Although Singleton is happy that she and her ex are still friends, she realizes that not all breakups maintain this level of being civil. She says, “Even though you’re divorced, when you have kids, you’re still a family. So we had to find ways to make it work.”
Here are some things they’ve decided to do that help maintain their new family dynamic while allowing the holidays to still be special for their son.
Split time on holidays
“We do half days. DJ spends the first half of the day with one parent then around 12 pm or 1 pm he would go to the other parent’s house. We don’t fight about it. It’s working pretty good,” Singleton explained.
This allows the child to still enjoy both parents/families equally.
Planning is huge
Singleton advises to pre plan what you will be doing. If you’re going to a parade, to see Christmas lights, or out for entertainment. She also advises that you include your child as a part of that process.

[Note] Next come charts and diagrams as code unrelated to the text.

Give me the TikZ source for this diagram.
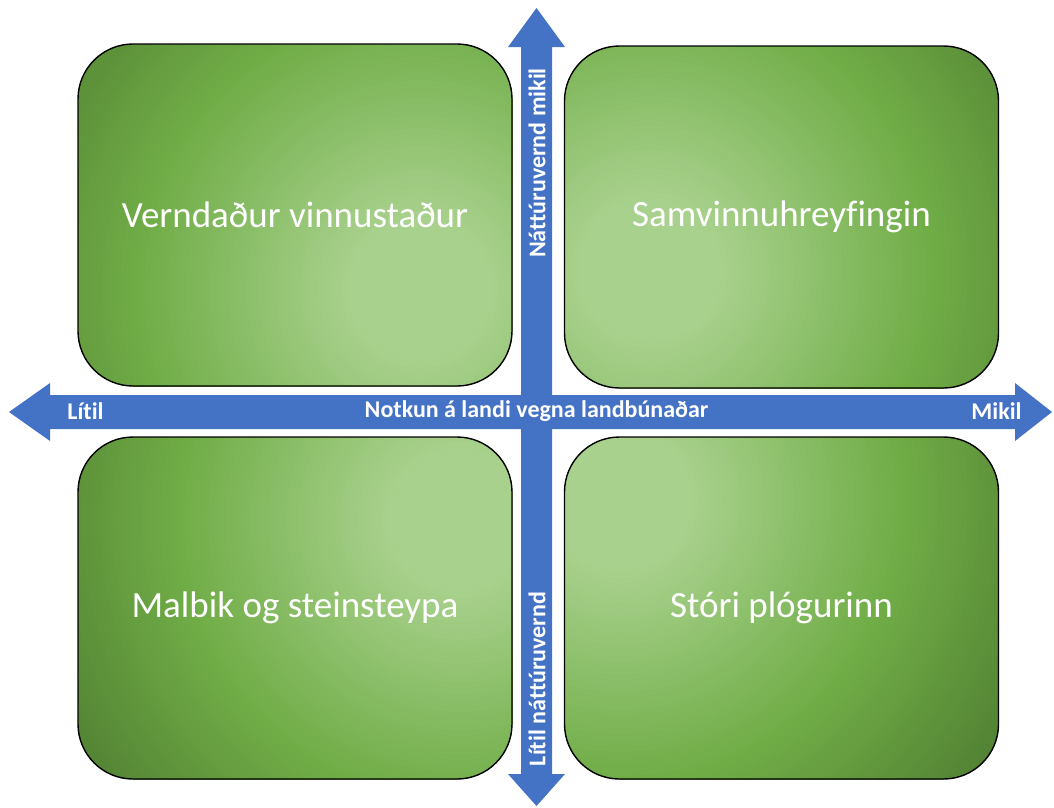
\documentclass[tikz,border=0pt]{standalone}
\usepackage{fontspec}
\setmainfont{Carlito}[Ligatures={NoCommon}]
\definecolor{arrowblue}{HTML}{4472C4}
\definecolor{gl}{HTML}{A9D18E}
\definecolor{gm}{HTML}{70AD47}
\definecolor{gd}{HTML}{507E31}
\tikzset{
  quadbox/.style={draw=black, line width=1.4pt, rounded corners=55pt,
    minimum width=434pt, minimum height=342pt, inner sep=0pt,
    text=white, font=\fontsize{37}{44}\selectfont},
  axislabel/.style={text=white, font=\bfseries\fontsize{24}{28}\selectfont, inner sep=0pt},
  axisarrow/.style={fill=arrowblue, draw=none}
}
\newcommand{\greenglow}[3]{% #1 = clip corner, #2 = opposite corner, #3 = glow centre
  \begin{scope}
    \clip[rounded corners=55pt] (#1) rectangle (#2);
    \foreach \rr in {480,474,...,6} {
      \pgfmathsetmacro\qt{\rr/470}
      \pgfmathsetmacro\pa{max(0,min(100,(\qt-0.6)/0.4*100))}
      \pgfmathsetmacro\pb{max(0,min(100,(\qt-0.15)/0.45*100))}
      \colorlet{tmpc}{gm!\pb!gl}
      \fill[gd!\pa!tmpc] (#3) circle[radius=\rr pt];
    }
  \end{scope}}
\begin{document}
\begin{tikzpicture}[x=1pt,y=-1pt]
\useasboundingbox (0,0) rectangle (1054,807);
% green fills
\greenglow{78,44}{512,386}{420,290}
\greenglow{564.5,46}{998.5,388}{650,270}
\greenglow{78,437}{512,779}{460,520}
\greenglow{564.5,437}{998.5,779}{620,500}
% horizontal arrow
\fill[axisarrow] (9,412) -- (50,383) -- (50,395) -- (1015,395) -- (1015,383) -- (1052,412) -- (1015,441) -- (1015,429) -- (50,429) -- (50,441) -- cycle;
% vertical arrow
\fill[axisarrow] (536.5,8) -- (565,47) -- (552,47) -- (552,774) -- (565,774) -- (536.5,806) -- (508,774) -- (521,774) -- (521,47) -- (508,47) -- cycle;
% boxes
\node[quadbox] (tl) at (295,215) {Verndaður vinnustaður};
\node[quadbox] (tr) at (781.5,217) {Samvinnuhreyfingin};
\node[quadbox] (bl) at (295,608) {Malbik og steinsteypa};
\node[quadbox] (br) at (781.5,608) {Stóri plógurinn};
% axis labels
\node[axislabel] (hmid) at (536.5,411) {Notkun á landi vegna landbúnaðar};
\node[axislabel] (hleft) at (85.5,411) {Lítil};
\node[axislabel] (hright) at (996.5,411) {Mikil};
\node[axislabel, rotate=90] (vtop) at (537,163) {Náttúruvernd mikil};
\node[axislabel, rotate=90] (vbot) at (537,679) {Lítil náttúruvernd};
\end{tikzpicture}
\end{document}
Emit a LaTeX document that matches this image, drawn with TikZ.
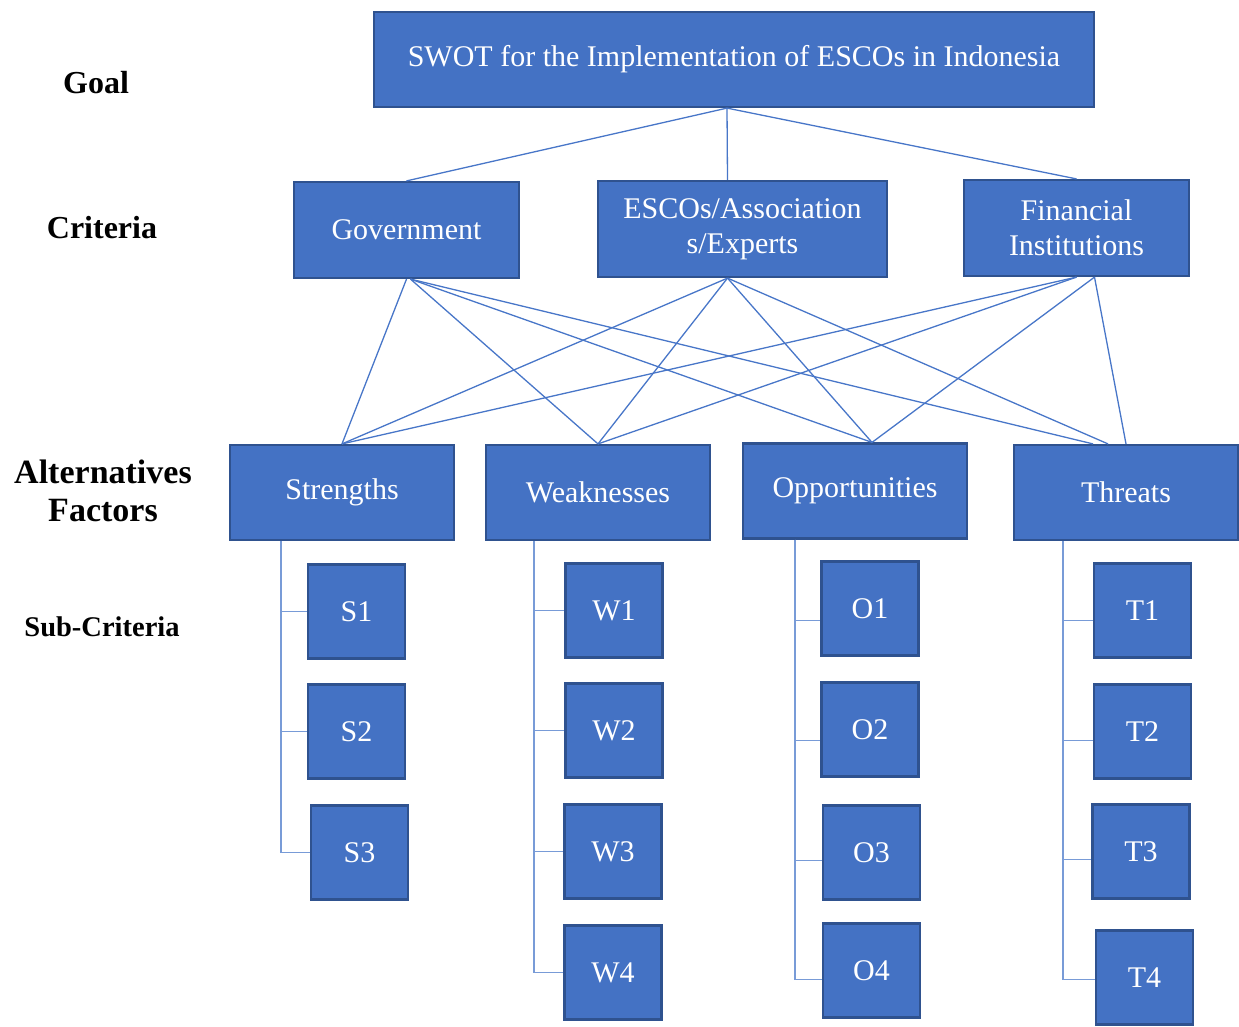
\documentclass[tikz,border=0pt]{standalone}
\usepackage{fontspec}
\setmainfont{Liberation Serif}
\usetikzlibrary{positioning,calc}

\begin{document}
\begin{tikzpicture}[x=1pt,y=-1pt,
  box/.style={draw=boxedge,fill=boxblue,line width=2.2pt,text=white,align=center,inner sep=2pt,font=\fontsize{30}{35}\selectfont},
  subbox/.style={box,minimum width=97pt,minimum height=94pt},
  link/.style={draw=linkblue,line width=1.3pt},
  level/.style={font=\fontsize{32}{38}\selectfont\bfseries,align=center}]
\definecolor{boxblue}{RGB}{68,114,196}
\definecolor{boxedge}{RGB}{47,82,143}
\definecolor{linkblue}{RGB}{72,118,200}
\definecolor{branchblue}{RGB}{120,155,215}
\useasboundingbox (0,0) rectangle (1239,1026);
% level labels
\node[level] (lgoal) at (96,83) {Goal};
\node[level] (lcrit) at (102,228) {Criteria};
\node[level,font=\fontsize{34}{38}\selectfont\bfseries] (lalt) at (103,491) {Alternatives\\Factors};
\node[level,font=\fontsize{28.5}{32}\selectfont\bfseries] (lsub) at (102,627) {Sub-Criteria};
% goal
\node[box,minimum width=720pt,minimum height=95pt] (goal) at (734,59.5) {SWOT for the Implementation of ESCOs in Indonesia};
% criteria
\node[box,minimum width=225pt,minimum height=96pt] (gov) at (406.5,230) {Government};
\node[box,minimum width=289pt,minimum height=96pt] (esco) at (742.5,229) {ESCOs/Association\\s/Experts};
\node[box,minimum width=225pt,minimum height=96pt] (fin) at (1076.5,228) {Financial\\Institutions};
% alternatives
\node[box,minimum width=224pt,minimum height=95pt] (str) at (342,492.5) {Strengths};
\node[box,minimum width=224pt,minimum height=95pt] (weak) at (598,492.5) {Weaknesses};
\node[box,minimum width=224pt,minimum height=95pt] (opp) at (855,491) {Opportunities};
\node[box,minimum width=224pt,minimum height=95pt] (thr) at (1126,492.5) {Threats};
% sub-criteria
\node[subbox] (s1) at (356.5,611.5) {S1};
\node[subbox] (s2) at (356.5,731.5) {S2};
\node[subbox] (s3) at (359.5,852.5) {S3};
\node[subbox] (w1) at (614,610.5) {W1};
\node[subbox] (w2) at (614,730.5) {W2};
\node[subbox] (w3) at (613,851.5) {W3};
\node[subbox] (w4) at (613,972.5) {W4};
\node[subbox] (o1) at (870,608.5) {O1};
\node[subbox] (o2) at (870,729.5) {O2};
\node[subbox] (o3) at (871.5,852.5) {O3};
\node[subbox] (o4) at (871.5,970.5) {O4};
\node[subbox] (t1) at (1142.5,610.5) {T1};
\node[subbox] (t2) at (1142.5,731.5) {T2};
\node[subbox] (t3) at (1141,851.5) {T3};
\node[subbox] (t4) at (1144.5,977.5) {T4};
% goal to criteria
\draw[link] ([xshift=-7pt]goal.south) -- (gov.north);
\draw[link] ([xshift=-7pt]goal.south) -- ([xshift=-15pt]esco.north);
\draw[link] ([xshift=-7pt]goal.south) -- (fin.north);
% criteria to alternatives
\draw[link] (gov.south) -- (str.north);
\draw[link] ([xshift=4pt]gov.south) -- (weak.north);
\draw[link] ([xshift=4pt]gov.south) -- ([xshift=17pt]opp.north);
\draw[link] ([xshift=4pt]gov.south) -- ([xshift=-33pt]thr.north);
\draw[link] ([xshift=-15pt]esco.south) -- (str.north);
\draw[link] ([xshift=-15pt]esco.south) -- (weak.north);
\draw[link] ([xshift=-15pt]esco.south) -- ([xshift=17pt]opp.north);
\draw[link] ([xshift=-15pt]esco.south) -- ([xshift=-18pt]thr.north);
\draw[link] (fin.south) -- (str.north);
\draw[link] (fin.south) -- (weak.north);
\draw[link] ([xshift=18pt]fin.south) -- ([xshift=17pt]opp.north);
\draw[link] ([xshift=18pt]fin.south) -- (thr.north);
% alternatives to sub-criteria
\draw[link,draw=branchblue] ([xshift=-61pt]str.south) |- (s1.west);
\draw[link,draw=branchblue] ([xshift=-61pt]str.south) |- (s2.west);
\draw[link,draw=branchblue] ([xshift=-61pt]str.south) |- (s3.west);
\draw[link,draw=branchblue] ([xshift=-64pt]weak.south) |- (w1.west);
\draw[link,draw=branchblue] ([xshift=-64pt]weak.south) |- (w2.west);
\draw[link,draw=branchblue] ([xshift=-64pt]weak.south) |- (w3.west);
\draw[link,draw=branchblue] ([xshift=-64pt]weak.south) |- (w4.west);
\draw[link,draw=branchblue] ([xshift=-60pt]opp.south) |- ([yshift=-12pt]o1.west);
\draw[link,draw=branchblue] ([xshift=-60pt]opp.south) |- ([yshift=-11pt]o2.west);
\draw[link,draw=branchblue] ([xshift=-60pt]opp.south) |- ([yshift=-8pt]o3.west);
\draw[link,draw=branchblue] ([xshift=-60pt]opp.south) |- ([yshift=-9pt]o4.west);
\draw[link,draw=branchblue] ([xshift=-63pt]thr.south) |- ([yshift=-10pt]t1.west);
\draw[link,draw=branchblue] ([xshift=-63pt]thr.south) |- ([yshift=-9pt]t2.west);
\draw[link,draw=branchblue] ([xshift=-63pt]thr.south) |- ([yshift=-8pt]t3.west);
\draw[link,draw=branchblue] ([xshift=-63pt]thr.south) |- ([yshift=-2pt]t4.west);
\end{tikzpicture}
\end{document}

“We don’t try to hide it from him. And if he wants us to do any of the events together then we accommodate that. If we are going to dinner, it’s nothing more than dinner. We are there for our son,” she said.
Budget way ahead of time
Do your shopping early. While a lot people wait until the last minute, Singleton is usually done by October so she doesn’t have to fight any crowds to purchase a gift. She also recognizes that this time may still be a little difficult for her son and this is a way to ease the worry of disappointing him.
Make anyone you’re dating earn the right to be around your children
Although this isn’t specific to the holidays, she found it was the one area that she and her ex would have debates about.
She says, “Your child is the person you love more than anyone on this earth. Whoever you’re dating shouldn’t be able to be around him like that if they haven’t shown that they are dedicated to being in your life.”
No, you can’t control someone else’s relationships, but ask them to consider your kid(s) before they make those decisions.
Some divorced or separated couples who share children may have a long road ahead of them to finding their new way of being a family and working together.
“Take your emotions out of it. If both parents start to focus on the child and their well being it can work.”